### EXERCISE REQUIREMENTS
Find how many lines hold the word "this" and give that number only.

### RECORDS TO PROCESS
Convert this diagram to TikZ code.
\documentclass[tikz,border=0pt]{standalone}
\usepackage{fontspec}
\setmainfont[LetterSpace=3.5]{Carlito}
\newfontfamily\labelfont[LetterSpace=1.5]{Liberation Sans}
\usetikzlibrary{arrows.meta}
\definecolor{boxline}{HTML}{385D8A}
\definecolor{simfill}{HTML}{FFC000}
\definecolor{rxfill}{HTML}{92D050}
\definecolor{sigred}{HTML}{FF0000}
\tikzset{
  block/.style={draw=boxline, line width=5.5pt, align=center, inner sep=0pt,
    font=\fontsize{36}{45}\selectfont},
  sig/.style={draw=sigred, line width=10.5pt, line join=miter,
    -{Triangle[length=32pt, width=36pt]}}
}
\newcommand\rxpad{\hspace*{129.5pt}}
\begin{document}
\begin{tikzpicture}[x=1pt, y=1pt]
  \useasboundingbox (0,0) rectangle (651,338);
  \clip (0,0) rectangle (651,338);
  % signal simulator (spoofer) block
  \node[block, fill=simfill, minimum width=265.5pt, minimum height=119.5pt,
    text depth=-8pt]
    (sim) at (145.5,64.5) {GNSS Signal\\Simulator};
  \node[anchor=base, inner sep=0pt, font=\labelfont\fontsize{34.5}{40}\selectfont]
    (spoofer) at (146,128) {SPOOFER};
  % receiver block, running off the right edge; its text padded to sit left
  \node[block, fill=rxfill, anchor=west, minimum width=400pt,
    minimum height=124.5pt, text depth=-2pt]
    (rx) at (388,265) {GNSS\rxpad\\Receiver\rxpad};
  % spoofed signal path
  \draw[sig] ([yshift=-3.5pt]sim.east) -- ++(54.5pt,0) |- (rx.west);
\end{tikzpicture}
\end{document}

---

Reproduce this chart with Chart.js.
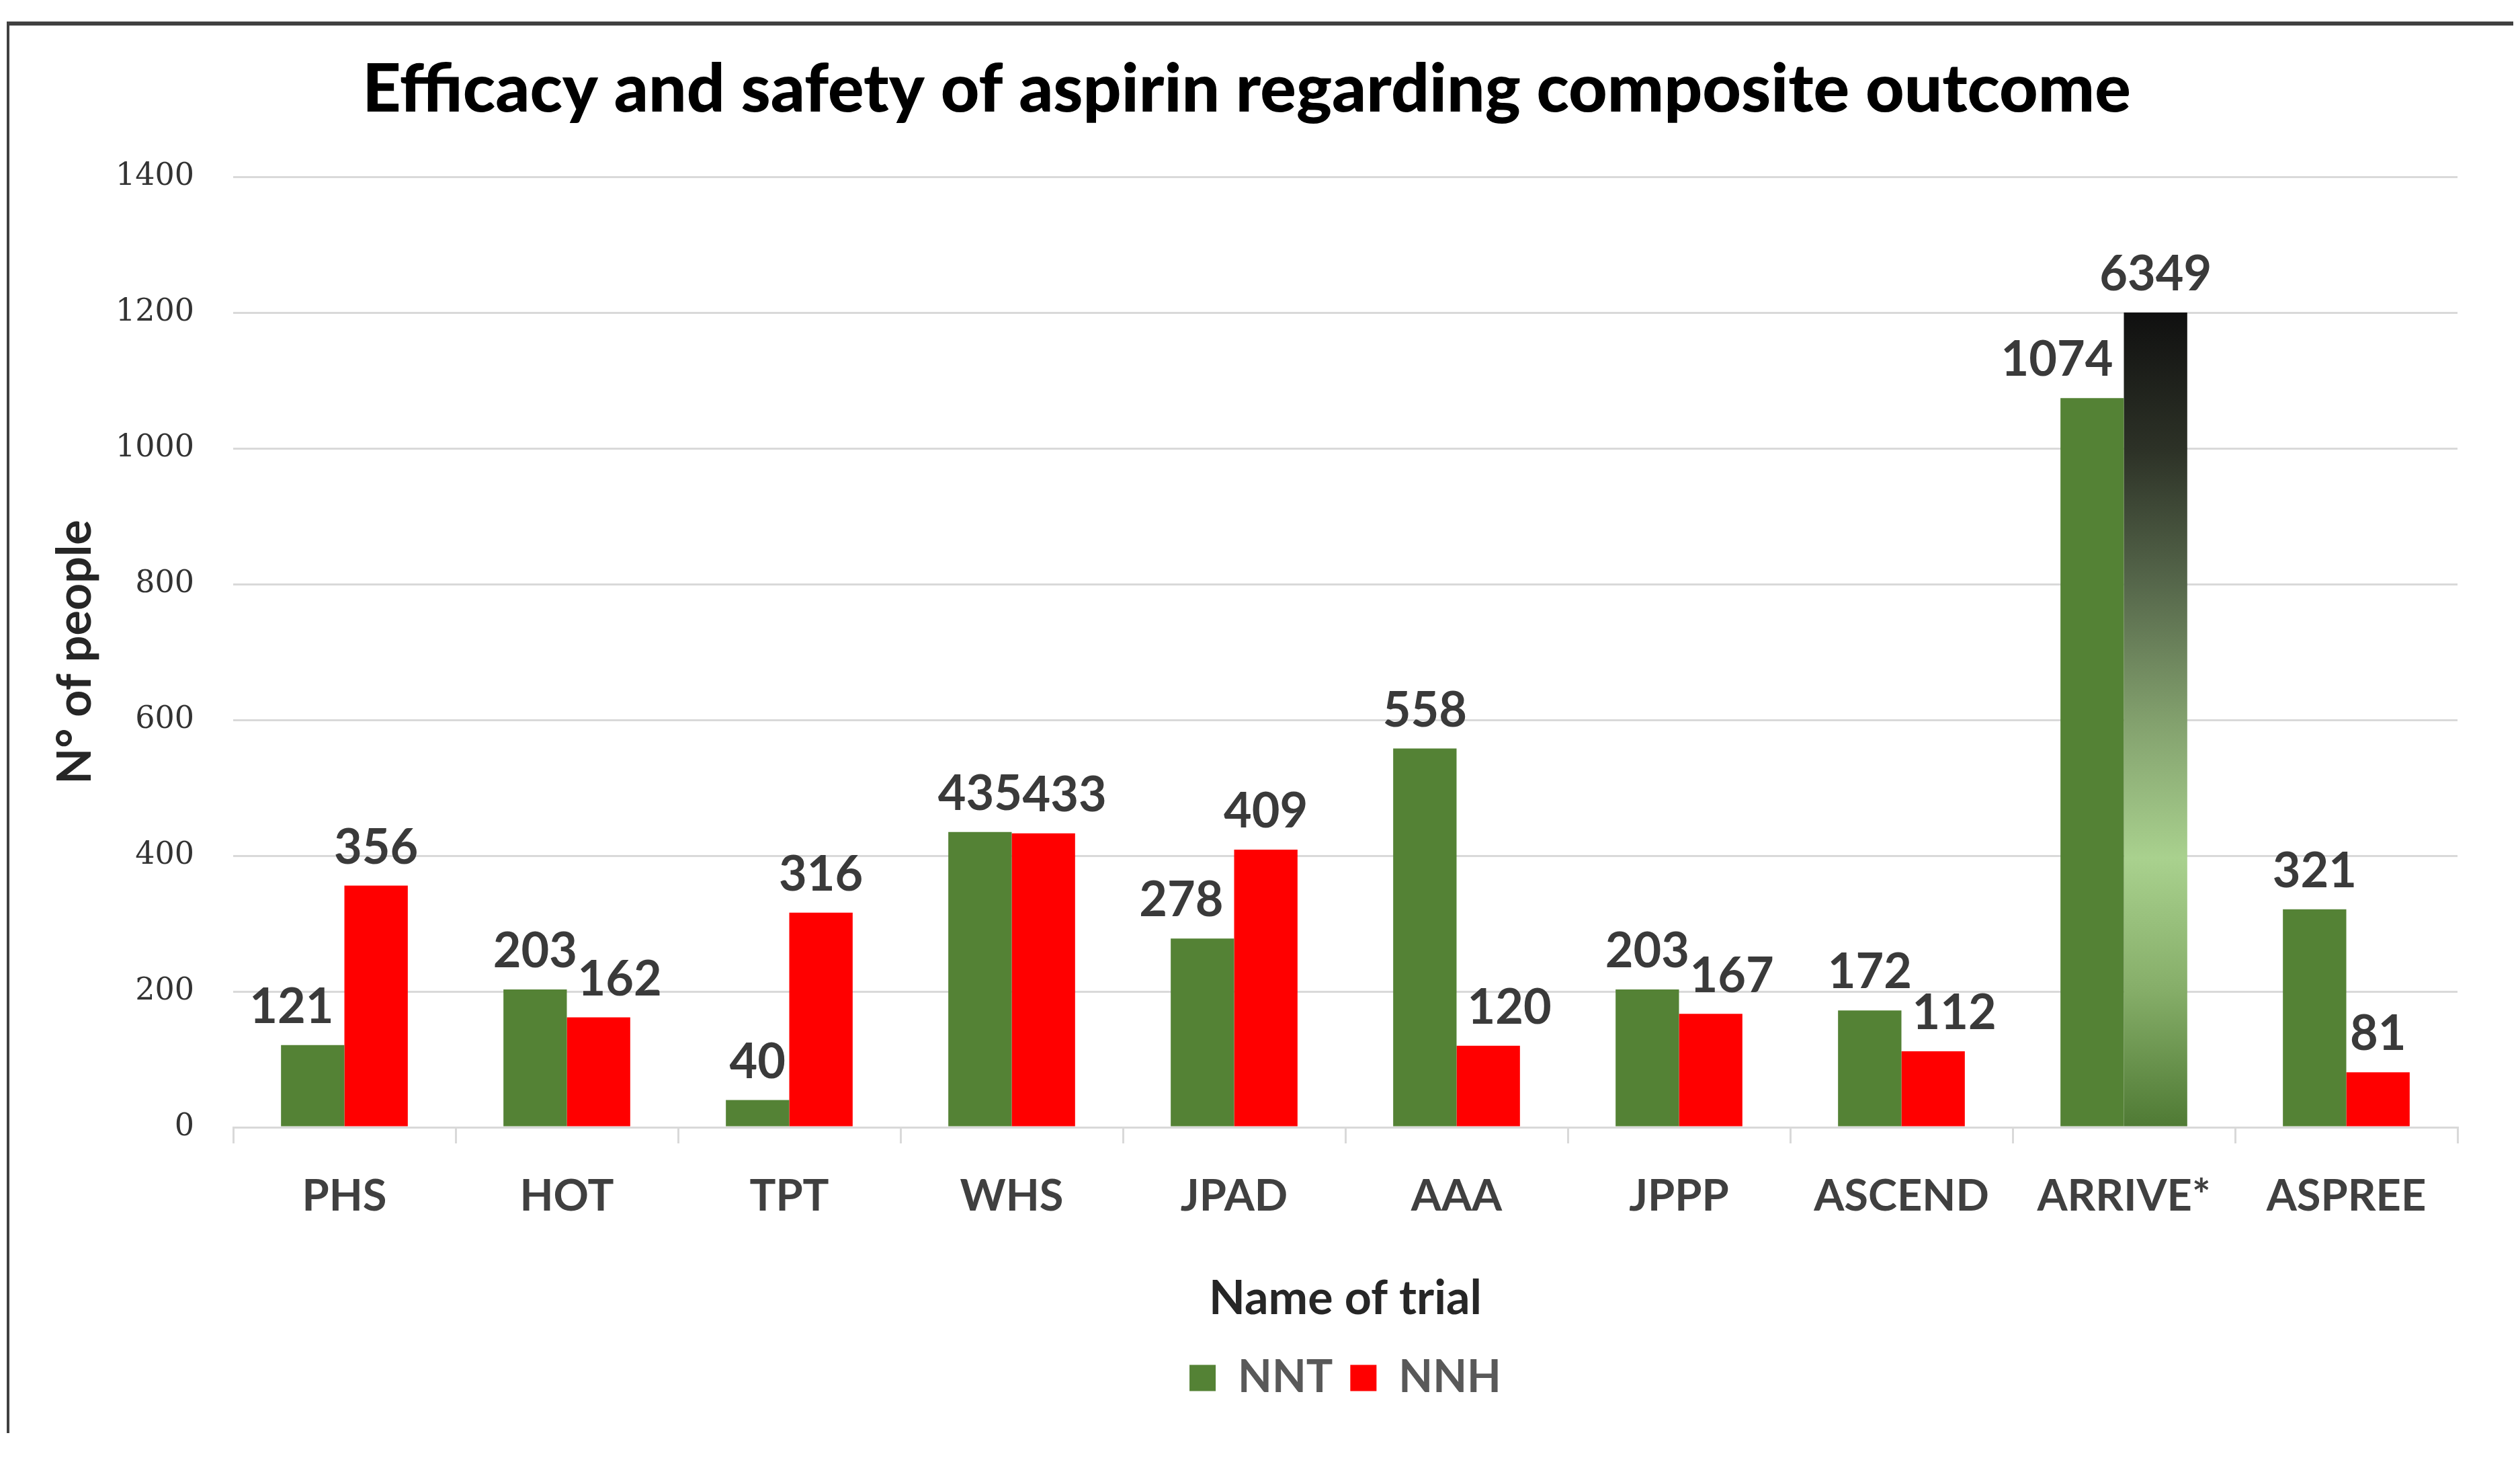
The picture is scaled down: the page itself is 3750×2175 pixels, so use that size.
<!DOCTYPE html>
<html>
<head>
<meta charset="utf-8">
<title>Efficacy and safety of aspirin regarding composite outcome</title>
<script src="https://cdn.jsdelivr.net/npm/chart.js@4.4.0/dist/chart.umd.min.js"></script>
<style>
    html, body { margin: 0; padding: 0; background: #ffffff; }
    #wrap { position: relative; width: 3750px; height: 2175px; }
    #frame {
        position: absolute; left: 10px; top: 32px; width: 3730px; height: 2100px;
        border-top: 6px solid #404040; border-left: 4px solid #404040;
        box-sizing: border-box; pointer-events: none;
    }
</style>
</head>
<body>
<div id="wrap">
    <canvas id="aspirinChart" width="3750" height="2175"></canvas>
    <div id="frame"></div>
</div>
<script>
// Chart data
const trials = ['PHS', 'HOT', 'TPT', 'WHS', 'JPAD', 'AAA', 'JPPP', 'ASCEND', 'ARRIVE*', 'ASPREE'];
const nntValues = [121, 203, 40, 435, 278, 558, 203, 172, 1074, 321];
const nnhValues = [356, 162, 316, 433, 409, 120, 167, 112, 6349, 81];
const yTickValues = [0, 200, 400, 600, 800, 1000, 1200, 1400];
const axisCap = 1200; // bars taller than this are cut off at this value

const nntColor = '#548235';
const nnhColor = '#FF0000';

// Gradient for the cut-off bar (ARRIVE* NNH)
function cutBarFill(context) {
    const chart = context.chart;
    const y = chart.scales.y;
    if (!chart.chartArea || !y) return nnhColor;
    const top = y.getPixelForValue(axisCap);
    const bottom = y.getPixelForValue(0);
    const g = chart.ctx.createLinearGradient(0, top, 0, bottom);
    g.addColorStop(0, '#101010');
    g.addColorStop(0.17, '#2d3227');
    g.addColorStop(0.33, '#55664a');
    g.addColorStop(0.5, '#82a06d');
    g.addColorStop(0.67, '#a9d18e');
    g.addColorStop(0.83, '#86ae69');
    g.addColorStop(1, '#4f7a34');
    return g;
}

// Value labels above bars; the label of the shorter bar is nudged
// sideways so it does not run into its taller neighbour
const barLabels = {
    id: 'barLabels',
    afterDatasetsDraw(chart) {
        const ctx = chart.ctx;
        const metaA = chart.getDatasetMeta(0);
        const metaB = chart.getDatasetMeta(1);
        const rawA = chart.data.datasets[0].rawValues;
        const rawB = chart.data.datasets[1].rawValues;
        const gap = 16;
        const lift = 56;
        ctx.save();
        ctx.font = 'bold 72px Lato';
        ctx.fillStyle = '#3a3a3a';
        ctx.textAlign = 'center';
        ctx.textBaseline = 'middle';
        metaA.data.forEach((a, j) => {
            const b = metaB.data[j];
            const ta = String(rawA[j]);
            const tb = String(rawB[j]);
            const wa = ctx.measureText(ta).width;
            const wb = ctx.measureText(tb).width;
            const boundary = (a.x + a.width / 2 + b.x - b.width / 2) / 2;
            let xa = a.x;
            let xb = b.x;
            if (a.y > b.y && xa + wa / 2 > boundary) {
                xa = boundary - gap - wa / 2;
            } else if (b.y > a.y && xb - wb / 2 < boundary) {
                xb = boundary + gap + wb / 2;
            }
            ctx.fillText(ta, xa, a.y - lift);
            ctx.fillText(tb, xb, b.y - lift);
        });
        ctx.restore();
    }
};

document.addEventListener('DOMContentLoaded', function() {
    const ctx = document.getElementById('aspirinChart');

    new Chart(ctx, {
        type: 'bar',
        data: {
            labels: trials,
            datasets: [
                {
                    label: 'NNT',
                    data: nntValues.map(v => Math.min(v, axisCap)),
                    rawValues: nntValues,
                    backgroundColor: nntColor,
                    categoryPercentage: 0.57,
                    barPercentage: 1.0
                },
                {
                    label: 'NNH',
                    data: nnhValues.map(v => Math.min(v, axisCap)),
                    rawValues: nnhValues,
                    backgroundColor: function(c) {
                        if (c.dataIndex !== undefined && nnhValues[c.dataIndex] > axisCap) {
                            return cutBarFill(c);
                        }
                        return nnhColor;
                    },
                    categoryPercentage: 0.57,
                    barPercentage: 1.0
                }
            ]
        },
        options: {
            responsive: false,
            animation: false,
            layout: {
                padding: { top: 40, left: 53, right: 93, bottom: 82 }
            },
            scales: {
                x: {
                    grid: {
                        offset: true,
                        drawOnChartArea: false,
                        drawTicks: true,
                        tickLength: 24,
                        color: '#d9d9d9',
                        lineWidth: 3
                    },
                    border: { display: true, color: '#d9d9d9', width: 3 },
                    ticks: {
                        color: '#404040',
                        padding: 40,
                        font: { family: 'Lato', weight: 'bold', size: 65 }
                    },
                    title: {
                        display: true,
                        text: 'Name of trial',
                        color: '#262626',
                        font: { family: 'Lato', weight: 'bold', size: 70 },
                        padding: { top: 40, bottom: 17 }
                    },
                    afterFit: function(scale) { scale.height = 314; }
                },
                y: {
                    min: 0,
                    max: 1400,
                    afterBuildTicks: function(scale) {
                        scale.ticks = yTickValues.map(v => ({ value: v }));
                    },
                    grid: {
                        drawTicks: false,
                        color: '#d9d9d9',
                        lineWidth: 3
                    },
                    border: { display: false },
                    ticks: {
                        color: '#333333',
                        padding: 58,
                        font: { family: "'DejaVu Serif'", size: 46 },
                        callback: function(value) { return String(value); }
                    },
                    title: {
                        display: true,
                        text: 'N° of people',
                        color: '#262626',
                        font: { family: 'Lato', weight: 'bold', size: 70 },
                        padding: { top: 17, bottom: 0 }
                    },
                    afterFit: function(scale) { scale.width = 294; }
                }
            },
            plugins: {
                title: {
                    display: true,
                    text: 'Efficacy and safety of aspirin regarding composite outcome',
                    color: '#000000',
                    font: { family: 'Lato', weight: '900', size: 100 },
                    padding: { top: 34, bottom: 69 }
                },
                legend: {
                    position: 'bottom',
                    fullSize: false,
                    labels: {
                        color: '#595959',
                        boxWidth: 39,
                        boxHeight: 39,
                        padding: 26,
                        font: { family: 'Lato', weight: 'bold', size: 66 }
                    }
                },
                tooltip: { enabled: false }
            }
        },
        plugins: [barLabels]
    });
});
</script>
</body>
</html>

### WORKED ANSWER
3